## THE REQUEST
Each line in the material below, starting at the one with "Emit a Python" and ending at the one with "3.63, 4.32, 4.70, 8.50, 6.40, 5.93, 7.55, 7.80, 2.55, 4.07])", is to be reproduced exactly; no picture is to be copied.

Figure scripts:
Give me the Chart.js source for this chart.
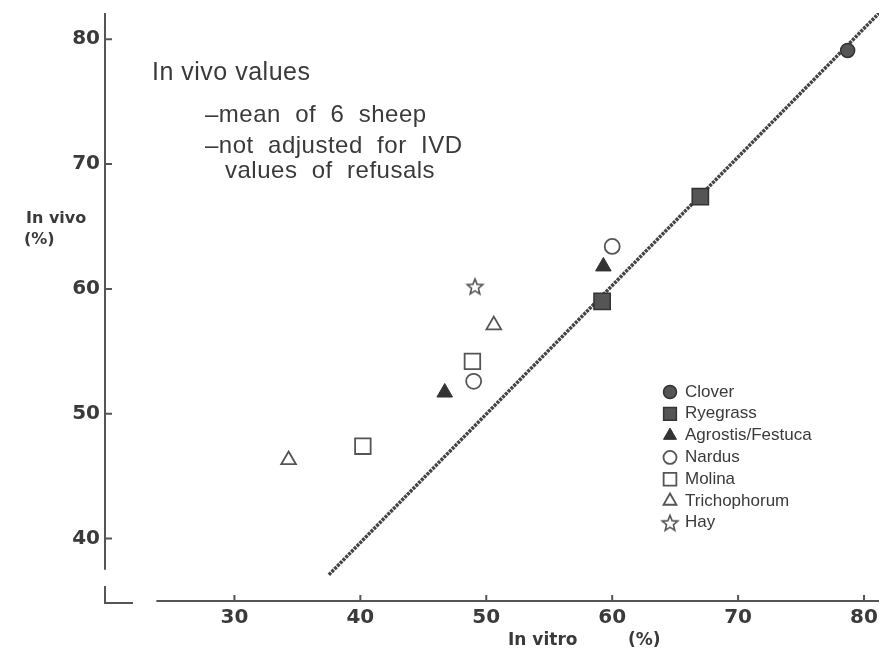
<!DOCTYPE html>
<html>
<head>
<meta charset="utf-8">
<script src="https://cdn.jsdelivr.net/npm/chart.js@4.4.1/dist/chart.umd.min.js"></script>
<style>
  html, body { margin: 0; padding: 0; background: #fff; }
  #wrap { width: 892px; height: 657px; }
</style>
</head>
<body>
<div id="wrap"><canvas id="chart" width="892" height="657"></canvas></div>
<script>
// values (in vitro %, in vivo %)
var species = ['Clover', 'Ryegrass', 'Agrostis/Festuca', 'Nardus', 'Molina', 'Trichophorum', 'Hay'];

var cloverX = [78.7],        cloverY = [79.1];
var ryegrassX = [59.2, 67.0], ryegrassY = [59.0, 67.4];
var agrostisX = [46.7, 59.3], agrostisY = [51.7, 61.8];
var nardusX = [49.0, 60.0],   nardusY = [52.6, 63.4];
var molinaX = [40.2, 48.9],   molinaY = [47.4, 54.2];
var trichoX = [34.3, 50.6],   trichoY = [46.3, 57.1];
var hayX = [49.1],            hayY = [60.2];

// fitted line, end points
var fitX = [37.5, 81.2];
var fitY = [37.1, 82.1];

var xTicks = [30, 40, 50, 60, 70, 80];
var yTicks = [40, 50, 60, 70, 80];

var notes = ['In vivo values', '\u2013mean  of  6  sheep', '\u2013not  adjusted  for  IVD', 'values  of  refusals'];

var ink = '#3a3a3a';

function pts(xs, ys) {
    return xs.map(function (x, i) { return { x: x, y: ys[i] }; });
}

// open star marker
function starImage() {
    var c = document.createElement('canvas');
    c.width = 20; c.height = 20;
    var g = c.getContext('2d');
    g.beginPath();
    for (var i = 0; i < 10; i++) {
        var r = i % 2 ? 3.6 : 8.2;
        var a = -Math.PI / 2 + i * Math.PI / 5;
        var px = 10 + r * Math.cos(a), py = 10.8 + r * Math.sin(a);
        if (i) g.lineTo(px, py); else g.moveTo(px, py);
    }
    g.closePath();
    g.fillStyle = '#fff';
    g.fill();
    g.lineWidth = 1.6;
    g.strokeStyle = '#555';
    g.stroke();
    return c;
}
var star = starImage();

var markerStyles = [
    { pointStyle: 'circle',   radius: 7,   bg: '#555', border: '#333', bw: 1.5 },
    { pointStyle: 'rect',     radius: 11.5, bg: '#555', border: '#333', bw: 1.5 },
    { pointStyle: 'triangle', radius: 9,   bg: '#333', border: '#333', bw: 1 },
    { pointStyle: 'circle',   radius: 7.5, bg: '#fff', border: '#555', bw: 1.8 },
    { pointStyle: 'rect',     radius: 11,  bg: '#fff', border: '#555', bw: 1.8 },
    { pointStyle: 'triangle', radius: 8.5, bg: '#fff', border: '#555', bw: 1.8 },
    { pointStyle: star,       radius: 9,   bg: '#fff', border: '#555', bw: 1.6 }
];

var seriesData = [
    pts(cloverX, cloverY), pts(ryegrassX, ryegrassY), pts(agrostisX, agrostisY),
    pts(nardusX, nardusY), pts(molinaX, molinaY), pts(trichoX, trichoY), pts(hayX, hayY)
];

var datasets = species.map(function (name, i) {
    var m = markerStyles[i];
    return {
        label: name,
        data: seriesData[i],
        pointStyle: m.pointStyle,
        pointRadius: m.radius,
        pointBackgroundColor: m.bg,
        pointBorderColor: m.border,
        pointBorderWidth: m.bw,
        showLine: false
    };
});

datasets.push({
    label: 'fit',
    data: pts(fitX, fitY),
    showLine: true,
    borderColor: '#444',
    borderWidth: 3.5,
    borderDash: [3, 1],
    pointRadius: 0
});

var yAxisStart = 37.5;  // where the drawn y axis line stops
var xAxisStart = 23.8;  // where the drawn x axis line starts

var decor = {
    id: 'decor',
    afterDraw: function (chart) {
        var ctx = chart.ctx;
        var a = chart.chartArea;
        var xs = chart.scales.x, ys = chart.scales.y;
        ctx.save();
        ctx.strokeStyle = '#555';
        ctx.lineWidth = 2;

        // y axis
        ctx.beginPath();
        ctx.moveTo(a.left, a.top);
        ctx.lineTo(a.left, ys.getPixelForValue(yAxisStart));
        yTicks.forEach(function (v) {
            var py = ys.getPixelForValue(v);
            ctx.moveTo(a.left, py);
            ctx.lineTo(a.left + 7, py);
        });
        // corner
        ctx.moveTo(a.left, a.bottom - 15);
        ctx.lineTo(a.left, a.bottom + 2);
        ctx.lineTo(a.left + 28, a.bottom + 2);
        // x axis
        ctx.moveTo(xs.getPixelForValue(xAxisStart), a.bottom);
        ctx.lineTo(a.right, a.bottom);
        xTicks.forEach(function (v) {
            var px = xs.getPixelForValue(v);
            ctx.moveTo(px, a.bottom);
            ctx.lineTo(px, a.bottom - 6);
        });
        ctx.stroke();

        // axis titles
        ctx.fillStyle = ink;
        ctx.textBaseline = 'middle';
        ctx.textAlign = 'left';
        ctx.font = 'bold 16px "DejaVu Sans"';
        ctx.fillText('In vivo', 26, 219);
        ctx.fillText('(%)', 24, 240);
        ctx.font = 'bold 17px "DejaVu Sans"';
        ctx.fillText('In vitro', 508, 641);
        ctx.fillText('(%)', 628, 641);

        // notes
        ctx.letterSpacing = '0.5px';
        ctx.font = '25px "Liberation Sans", Arial';
        ctx.fillText(notes[0], 152, 73);
        ctx.font = '24px "Liberation Sans", Arial';
        ctx.fillText(notes[1], 205, 115);
        ctx.fillText(notes[2], 205, 146);
        ctx.fillText(notes[3], 225, 171);
        ctx.letterSpacing = '0px';

        // legend
        ctx.font = '17px "Liberation Sans", Arial';
        species.forEach(function (name, i) {
            var m = markerStyles[i];
            var ly = 392 + i * 21.8;
            ctx.fillStyle = m.bg;
            ctx.strokeStyle = m.border;
            ctx.lineWidth = m.bw;
            Chart.helpers.drawPoint(ctx, {
                pointStyle: m.pointStyle,
                radius: m.pointStyle === 'rect' ? 9 : (m.pointStyle === 'triangle' ? 7.5 : 6.5),
                borderWidth: m.bw,
                rotation: 0
            }, 670, ly);
            ctx.fillStyle = ink;
            ctx.fillText(name, 685, ly);
        });
        ctx.restore();
    }
};

new Chart(document.getElementById('chart'), {
    type: 'scatter',
    data: { datasets: datasets },
    options: {
        responsive: false,
        animation: false,
        layout: { padding: { top: 7, right: 10, left: 0, bottom: 0 } },
        plugins: { legend: { display: false }, tooltip: { enabled: false } },
        scales: {
            x: {
                type: 'linear',
                min: 19.72,
                max: 81.19,
                grid: { display: false, drawTicks: false },
                border: { display: false },
                afterBuildTicks: function (s) { s.ticks = xTicks.map(function (v) { return { value: v }; }); },
                afterFit: function (s) { s.height = 56; s.paddingLeft = 0; s.paddingRight = 0; },
                ticks: { color: ink, padding: 5, font: { family: 'DejaVu Sans', size: 20, weight: 'bold' } }
            },
            y: {
                type: 'linear',
                min: 35,
                max: 82.1,
                grid: { display: false, drawTicks: false },
                border: { display: false },
                afterBuildTicks: function (s) { s.ticks = yTicks.map(function (v) { return { value: v }; }); },
                afterFit: function (s) { s.width = 105; s.paddingTop = 0; s.paddingBottom = 0; },
                ticks: { color: ink, padding: 5, font: { family: 'DejaVu Sans', size: 20, weight: 'bold' } }
            }
        }
    },
    plugins: [decor]
});
</script>
</body>
</html>
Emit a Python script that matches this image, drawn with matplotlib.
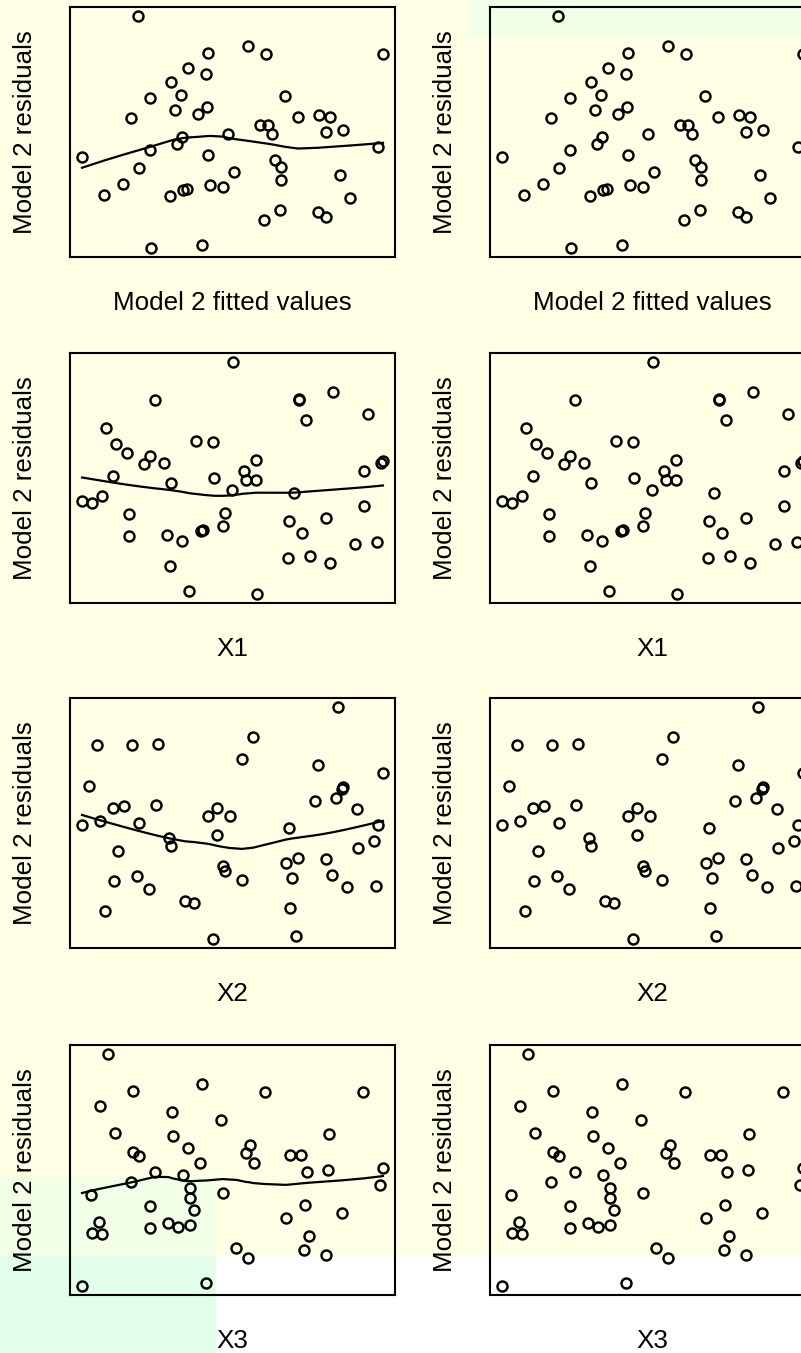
import numpy as np
import matplotlib
matplotlib.use("Agg")
import matplotlib.pyplot as plt
from matplotlib.patches import Rectangle

# Residuals of model 2 and the predictors they are plotted against
resid = np.array([
    2.52, 1.79, 1.92, 1.77, 1.77, 1.49, 1.36, 1.19, 0.94, 0.87,
    0.92, 0.64, 0.69, 0.55, 0.47, 0.33, 0.34, 0.15, 0.49, 0.53,
    0.50, 0.19, 0.24, 0.15, 0.09, -0.05, -0.16, -0.11, -0.31, -0.26,
    -0.53, -0.37, -0.51, -0.77, -0.61, -0.67, -0.84, -1.07, -1.09, -0.97,
    -0.95, -0.86, -0.91, -1.13, -1.37, -1.57, -1.41, -1.51, -2.13, -2.07])

fitted = np.array([
    2.15, 4.27, 5.45, 6.00, 9.50, 3.67, 4.20, 3.15, 3.45, 2.52,
    6.57, 3.26, 4.22, 3.96, 1.95, 5.80, 6.06, 6.18, 6.95, 7.57,
    7.92, 7.78, 8.30, 4.86, 3.48, 3.33, 2.53, 9.35, 0.48, 4.26,
    2.20, 6.26, 6.43, 6.45, 5.04, 8.20, 1.72, 1.13, 3.13, 3.50,
    3.63, 4.32, 4.70, 8.50, 6.40, 5.93, 7.55, 7.80, 2.55, 4.07])

x1 = np.array([
    4.98, 6.98, 8.00, 2.65, 6.98, 9.05, 7.18, 1.18, 3.87, 1.48,
    4.38, 2.50, 1.82, 5.70, 2.32, 8.93, 5.32, 5.38, 2.92, 9.50,
    9.45, 4.42, 1.38, 5.68, 3.12, 4.96, 1.06, 6.84, 0.76, 0.46,
    1.86, 8.93, 4.74, 4.68, 7.80, 6.68, 4.10, 3.45, 9.33, 1.88,
    3.00, 4.04, 7.06, 8.66, 7.32, 3.10, 6.64, 7.90, 5.73, 3.68])

x2 = np.array([
    8.16, 2.74, 5.60, 0.90, 1.95, 5.28, 7.54, 9.50, 0.68, 8.26,
    8.30, 7.45, 8.08, 2.68, 8.72, 4.90, 4.25, 9.36, 4.50, 1.72,
    1.38, 2.18, 1.00, 0.46, 6.68, 4.50, 9.22, 3.08, 8.76, 3.12,
    7.78, 1.55, 6.94, 4.76, 6.58, 4.70, 7.96, 9.28, 8.43, 1.42,
    5.26, 2.12, 6.78, 2.48, 3.56, 1.16, 3.82, 6.70, 4.38, 6.90])

x3 = np.array([
    1.25, 1.98, 4.07, 5.97, 8.90, 1.00, 3.15, 4.62, 1.45, 3.19,
    7.88, 3.65, 5.52, 2.00, 2.18, 4.00, 5.62, 7.23, 7.03, 5.40,
    6.72, 7.84, 9.50, 2.66, 3.50, 1.92, 3.70, 9.42, 0.72, 4.68,
    2.50, 3.70, 7.15, 6.58, 3.82, 8.28, 0.98, 0.76, 1.06, 2.50,
    3.33, 3.05, 3.70, 7.28, 5.10, 5.44, 7.12, 7.78, 0.46, 4.18])

predictors = [fitted, x1, x2, x3]
x_labels = ["Model 2 fitted values", "X1", "X2", "X3"]
y_label = "Model 2 residuals"


def lowess(x, y, f=2 / 3, iters=3):
    """Locally weighted linear smoother with robustness iterations."""
    order = np.argsort(x)
    x = np.asarray(x, float)[order]
    y = np.asarray(y, float)[order]
    n = len(x)
    ns = max(min(int(f * n + 1e-7), n), 2)
    rob = np.ones(n)
    ys = np.zeros(n)
    for it in range(iters + 1):
        for i in range(n):
            d = np.abs(x - x[i])
            h = np.sort(d)[ns - 1]
            if h <= 0:
                h = 1e-12
            u = d / h
            w = np.where(u < 0.999, (1 - np.clip(u, 0, 1) ** 3) ** 3, 0.0)
            w[u <= 0.001] = 1.0
            w = w * rob
            sw = w.sum()
            if sw <= 0:
                ys[i] = y[i]
                continue
            xm = (w * x).sum() / sw
            ym = (w * y).sum() / sw
            sxx = (w * (x - xm) ** 2).sum()
            if sxx > 1e-12:
                b = (w * (x - xm) * (y - ym)).sum() / sxx
            else:
                b = 0.0
            ys[i] = ym + b * (x[i] - xm)
        if it == iters:
            break
        res = y - ys
        cmad = 6 * np.median(np.abs(res))
        if cmad < 1e-12:
            break
        uu = res / cmad
        rob = np.where(np.abs(uu) < 1, (1 - uu ** 2) ** 2, 0.0)
    return x, ys


def padded(v):
    lo, hi = v.min(), v.max()
    p = 0.04 * (hi - lo)
    return lo - p, hi + p


W, H = 801, 1353
YELLOW = "#FFFFE6"
GREEN_A = "#F0FFE6"
GREEN_B = "#E2FFE9"

plt.rcParams["font.family"] = ["Liberation Sans", "DejaVu Sans"]
fig = plt.figure(figsize=(W / 100, H / 100), dpi=100, facecolor=YELLOW)


def px_rect(x0, y0, x1_, y1_, color):
    fig.patches.append(Rectangle((x0 / W, 1 - y1_ / H), (x1_ - x0) / W, (y1_ - y0) / H,
                                 transform=fig.transFigure, facecolor=color,
                                 edgecolor="none", zorder=-5))


px_rect(470, 0, W, 37, GREEN_A)
px_rect(0, 1177, 216, 1257, GREEN_A)
px_rect(0, 1257, 216, H, GREEN_B)
px_rect(216, 1257, W, H, "white")

panel_w, panel_h = 325, 250
tops = [7, 353, 698, 1045]
lefts = [70, 490]
ylim = padded(resid)
fs = 18.7

for row, (xv, lab) in enumerate(zip(predictors, x_labels)):
    for col, left in enumerate(lefts):
        top = tops[row]
        ax = fig.add_axes([left / W, 1 - (top + panel_h) / H, panel_w / W, panel_h / H])
        ax.set_facecolor("none")
        ax.set_zorder(1)
        ax.plot(xv, resid, linestyle="none", marker="o", mfc="none", mec="black",
                ms=7.2, mew=1.75)
        if col == 0:
            sx, sy = lowess(xv, resid)
            ax.plot(sx, sy, color="black", lw=1.6)
        ax.set_xlim(padded(xv))
        ax.set_ylim(ylim)
        ax.set_xticks([])
        ax.set_yticks([])
        for s in ax.spines.values():
            s.set_linewidth(1.5)
            s.set_color("black")
        fig.text((left + panel_w / 2) / W, 1 - (top + panel_h + 46) / H, lab,
                 ha="center", va="center", fontsize=fs, zorder=2)
        fig.text((left - 45) / W, 1 - (top + panel_h / 2) / H, y_label,
                 ha="center", va="center", rotation=90, fontsize=fs, zorder=2)

fig.savefig("out.png", dpi=100, facecolor=YELLOW)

## ANSWER IN FULL
Emit a Python script that matches this image, drawn with matplotlib.
import numpy as np
import matplotlib
matplotlib.use("Agg")
import matplotlib.pyplot as plt
from matplotlib.patches import Rectangle

# Residuals of model 2 and the predictors they are plotted against
resid = np.array([
    2.52, 1.79, 1.92, 1.77, 1.77, 1.49, 1.36, 1.19, 0.94, 0.87,
    0.92, 0.64, 0.69, 0.55, 0.47, 0.33, 0.34, 0.15, 0.49, 0.53,
    0.50, 0.19, 0.24, 0.15, 0.09, -0.05, -0.16, -0.11, -0.31, -0.26,
    -0.53, -0.37, -0.51, -0.77, -0.61, -0.67, -0.84, -1.07, -1.09, -0.97,
    -0.95, -0.86, -0.91, -1.13, -1.37, -1.57, -1.41, -1.51, -2.13, -2.07])

fitted = np.array([
    2.15, 4.27, 5.45, 6.00, 9.50, 3.67, 4.20, 3.15, 3.45, 2.52,
    6.57, 3.26, 4.22, 3.96, 1.95, 5.80, 6.06, 6.18, 6.95, 7.57,
    7.92, 7.78, 8.30, 4.86, 3.48, 3.33, 2.53, 9.35, 0.48, 4.26,
    2.20, 6.26, 6.43, 6.45, 5.04, 8.20, 1.72, 1.13, 3.13, 3.50,
    3.63, 4.32, 4.70, 8.50, 6.40, 5.93, 7.55, 7.80, 2.55, 4.07])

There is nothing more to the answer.